The Moment One Red Flag Appears, Risk Has Shifted Back to You
This is the key insight most Realtors miss.
You don’t need all the red flags.
You only need one.
The presence of even a single upfront, recurring, or ambiguous charge means:
- You are financing their business
- They are not fully aligned with your success
That’s not pay-at-closing.
That’s pay-and-hope.
Why Reprosify Exists (And Why It’s Different)
Reprosify was built as a direct response to this broken landscape.
After watching Realtors lose money to:
- Hidden fees
- Subscription traps
- Overpromised “pay-at-closing” programs
We made a simple decision:
Remove every incentive that allows a platform to profit without Realtor success.
Reprosify’s Market-Disruptive Pricing For Realtors
There is no fine print.
- $0 upfront
- $0 monthly
- $0 annual
- $499 only when a deal closes
- No credit card required to join
If you don’t close, we don’t earn.
Not later. Not indirectly.
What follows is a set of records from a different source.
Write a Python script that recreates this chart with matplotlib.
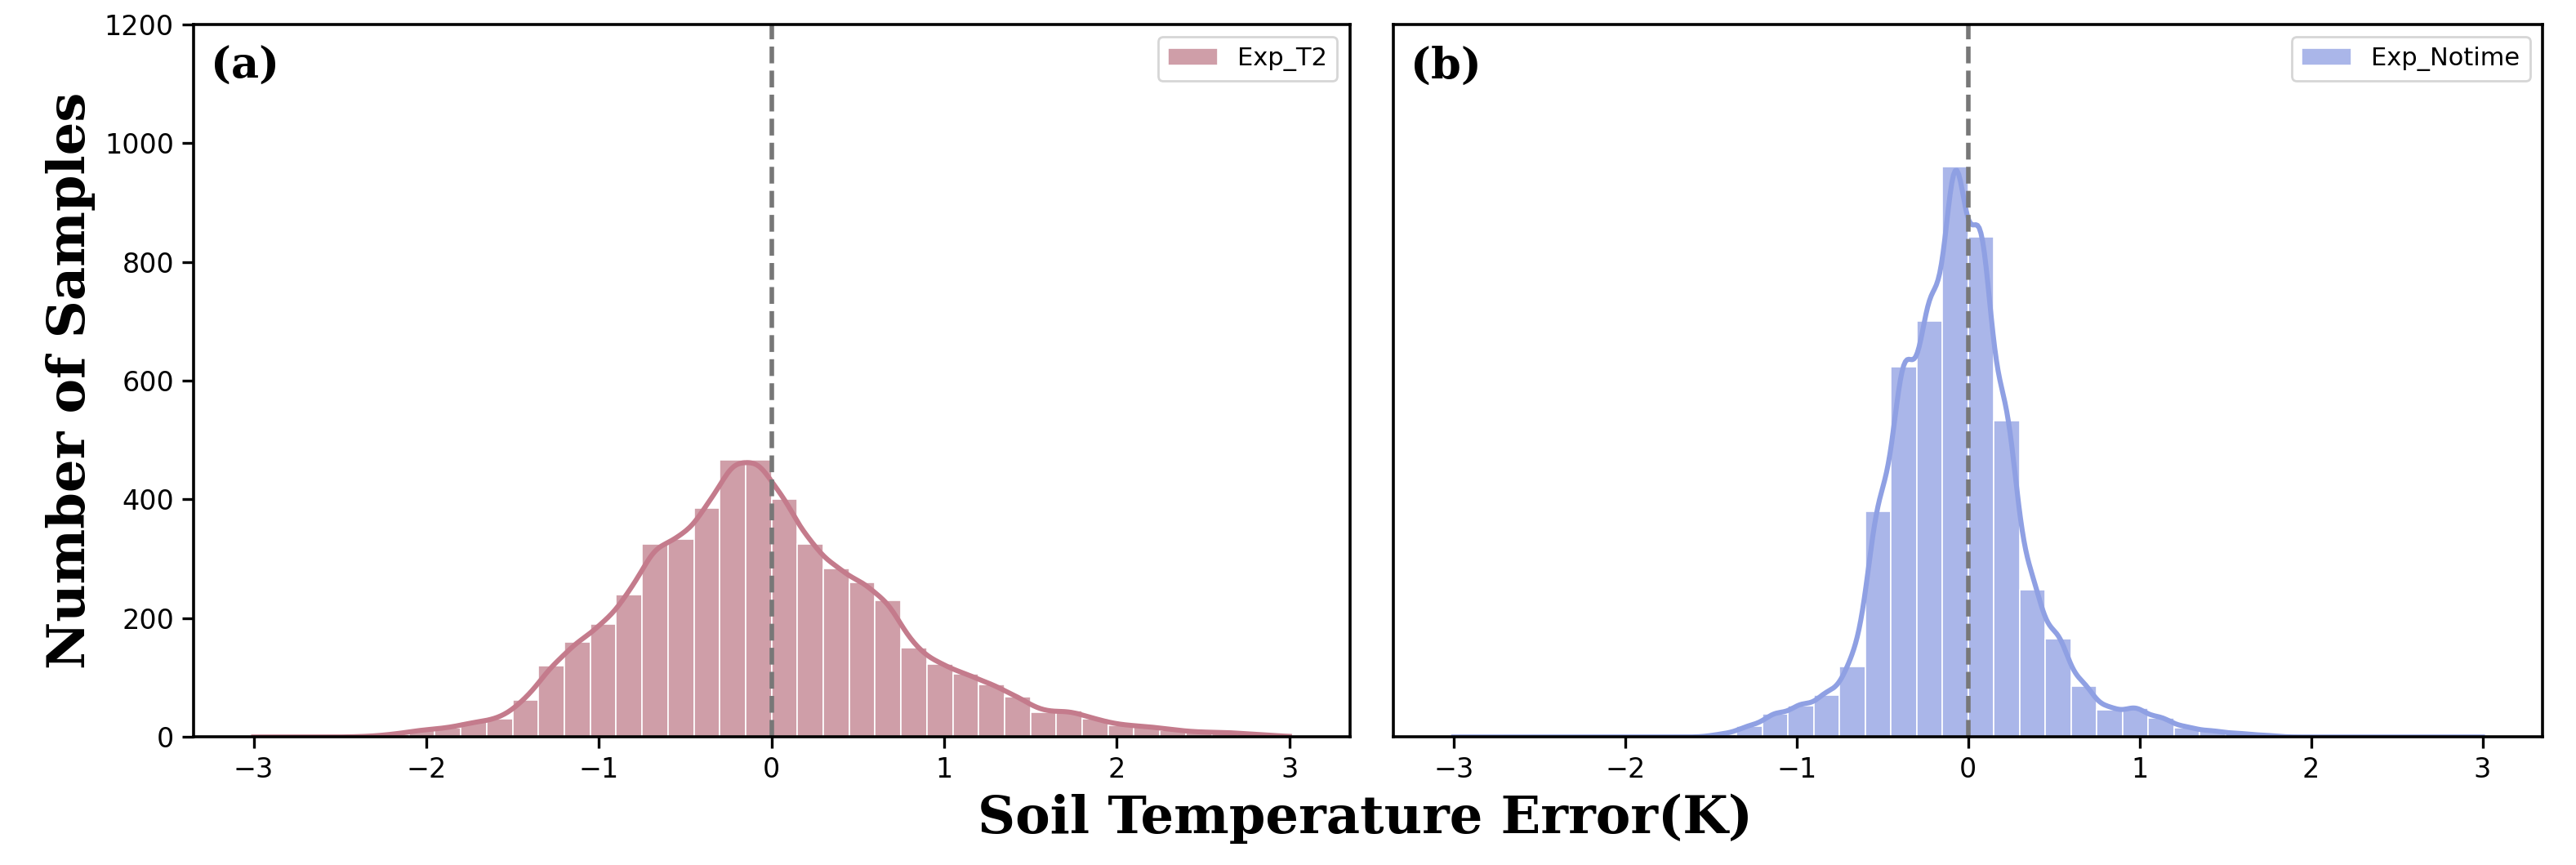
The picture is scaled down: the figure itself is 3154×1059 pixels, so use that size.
import numpy as np
import matplotlib
matplotlib.use("Agg")
import matplotlib.pyplot as plt

# Histogram bin edges: 40 bins of width 0.15 from -3 to 3
bin_edges = np.linspace(-3, 3, 41)

# Counts
counts_t2 = [0, 0, 0, 0, 1, 5, 12, 15, 25, 30,
             62, 120, 160, 190, 240, 325, 333, 385, 467, 467,
             400, 325, 284, 260, 230, 150, 123, 106, 89, 68,
             41, 45, 30, 20, 18, 12, 8, 8, 5, 2]
counts_notime = [0, 0, 0, 0, 0, 0, 0, 0, 0, 0,
                 5, 18, 39, 53, 71, 119, 380, 623, 700, 960,
                 842, 532, 248, 166, 85, 46, 49, 32, 16, 10,
                 6, 3, 0, 0, 0, 0, 0, 0, 0, 0]

panels = [
    ("(a)", "Exp_T2", counts_t2, "#cf9ea8", "#c47b8c", 0.09),
    ("(b)", "Exp_Notime", counts_notime, "#aab6e9", "#8fa0e3", 0.07),
]


def smooth_curve(edges, counts, bw, x):
    """Gaussian-smoothed line through the histogram counts."""
    centers = 0.5 * (edges[:-1] + edges[1:])
    width = edges[1] - edges[0]
    c = np.asarray(counts, dtype=float)
    k = np.exp(-0.5 * ((x[:, None] - centers[None, :]) / bw) ** 2)
    k /= np.sqrt(2 * np.pi) * bw
    return (k * c[None, :]).sum(axis=1) * width


fig = plt.figure(figsize=(15.77, 5.295), dpi=200)
positions = [[0.075, 0.148, 0.449, 0.824], [0.541, 0.148, 0.446, 0.824]]
serif = {"family": "DejaVu Serif", "weight": "bold"}

for i, (tag, name, counts, fill, line, bw) in enumerate(panels):
    ax = fig.add_axes(positions[i])
    widths = np.diff(bin_edges)
    ax.bar(bin_edges[:-1], counts, width=widths, align="edge",
           color=fill, edgecolor="white", linewidth=0.6, label=name)
    xs = np.linspace(-3, 3, 600)
    ax.plot(xs, smooth_curve(bin_edges, counts, bw, xs), color=line, lw=2.2)
    ax.axvline(0, color="#777777", ls="--", lw=2)
    ax.set_xlim(-3.35, 3.35)
    ax.set_ylim(0, 1200)
    ax.set_xticks(range(-3, 4))
    ax.tick_params(labelsize=12, length=5, width=1.2)
    for s in ax.spines.values():
        s.set_linewidth(1.3)
    if i == 0:
        ax.set_yticks(range(0, 1201, 200))
        ax.set_ylabel("Number of Samples", fontsize=23, **serif)
    else:
        ax.set_yticks([])
    ax.text(0.015, 0.97, tag, transform=ax.transAxes, ha="left", va="top",
            fontsize=19, **serif)
    ax.legend(loc="upper right", fontsize=11)

fig.text(0.53, 0.025, "Soil Temperature Error(K)", ha="center", va="bottom",
         fontsize=23, **serif)

fig.savefig("out.png", dpi=200)
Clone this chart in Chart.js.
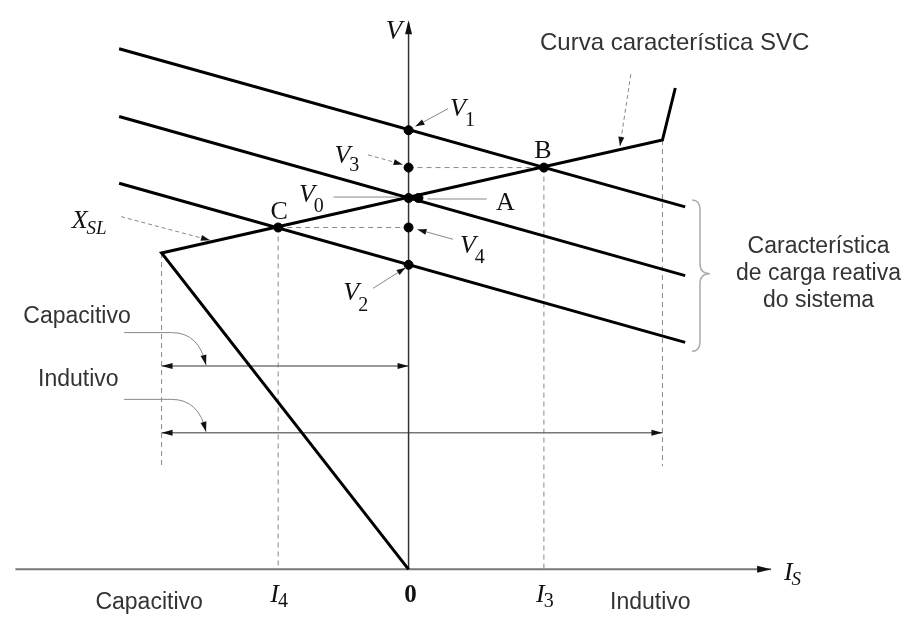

Not through tools.
Period.
Why This Model Protects Realtors
- No sunk costs
- No platform tax
- No “activation” gimmicks
- No billing without performance
Reprosify is designed so that:
- Lead quality matters
- Attribution must be clear
- Collaboration replaces competition
If we fail to deliver value, we don’t get paid.
That’s real alignment.
Final Word: Pay-at-Closing Isn’t Dangerous—Fake Pay-at-Closing Is
The problem isn’t performance-based pricing.
The problem is companies using the language of performance while operating on the economics of subscriptions and fees.
Reprosify restores the original promise:
- You win → we earn
- You don’t → we don’t
If you’re evaluating lead platforms in 2026, don’t ask:
“Is it pay-at-closing?”
Ask:
“Do they get paid before or without my success?”
If the answer is yes—walk away.
Key Takeaways
- Any upfront or recurring fee breaks pay-at-closing alignment
- Vague contracts and attribution hide risk
- Area exclusivity is essential—not optional
- Reprosify is built to eliminate these risks entirely
If you’re done gambling on lead platforms and ready for a model that actually protects Realtors, Reprosify isn’t just safer—it’s structurally different.